CONVICTION REMAINS: Patricia Pickering failed to have her murder conviction overturned, after she was jailed in 2010 for killing her three-year-old adopted son.
CONVICTION REMAINS: Patricia Pickering failed to have her murder conviction overturned, after she was jailed in 2010 for killing her three-year-old adopted son.

An Auckland woman jailed for life for killing her adopted son has failed to get her conviction overturned.

Patricia Angela Pickering was convicted in 2010 of murdering three-year-old Dylan Rimoni and sentenced to life in prison, with a minimum non-parole period of 17 years.

Dylan was admitted to Auckland's Starship Children's Hospital with head injuries on April 16, 2008, and died two days later. 

An autopsy revealed he had suffered extensive brain damage.

In March this year, Pickering challenged her conviction at the Court of Appeal.

Pickering faced three trials over Dylan's death, with the first two ending when jurors were discharged for various reasons.

Three of Pickering's nine grounds for appeal centred on the earlier trials, and the actions of the judge or prosecutor. Other points included a challenge to the evidence from an expert witness, a claim the judge's summing up had contained errors, a claim police officers had been guilty of misconduct in interviewing witnesses, and that the prosecutor had been guilty of misconduct in the course of his closing address.

Pickering also asked the court for leave to produce new evidence from medical experts.

In its recently released ruling, the appeals court rejected all Pickering's grounds for appeal, and also refused her bid to introduce new evidence.

During Pickering's sentencing Justice Edwin Wylie said it was clear Dylan was vulnerable as he was a defenceless child. It was impossible to imagine a more serious breach of trust, he said. 

"There was a high level of brutality and cruelty. There was evidence which suggested that significant force would have been required to cause the fatal injury," Justice Wylie said. 

Pickering's probation report said she had a propensity to use violence. She displayed no sadness or empathy after his death and continued to deny the offending. 

The Crown said Dylan had been beaten for a long period, and the brain damage that killed him was the result of his head being slammed against a hard surface. 
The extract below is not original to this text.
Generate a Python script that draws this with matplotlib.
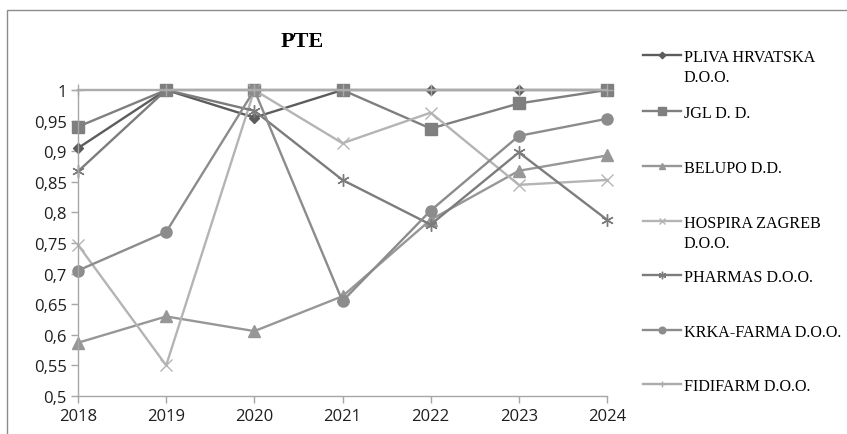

Crown prosecutor Phil Hamlin pointed out the aggravating features of Pickering's use of violence. "He's clearly been assaulted in a violent fashion. The extent of harm is obvious. 

"She was his adoptive mother. He was dependent on her for his daily well-being and he suffered at her hands. The level of brutality on this child was unusually high." 

Pickering's lawyer Frank Hogan said that at all times when Dylan was in Pickering's care, from late March 2007 until his death in April 2008, she loved him fully and dearly. 

"At no time did Patricia Pickering ever assault or harm Dylan." 

The defence had argued the boy suffered his head injuries when he fell from a trampoline. 

The court was told that Dylan had had an unhappy childhood. His birth mother, Jasmine Tonga, was unable to provide appropriate care, and he was looked after by his biological grandmother Sonya Joseph and uncle Matthew Ryan, until Pickering and her partner, Douglas Hoeta, became his caregivers in March 2007.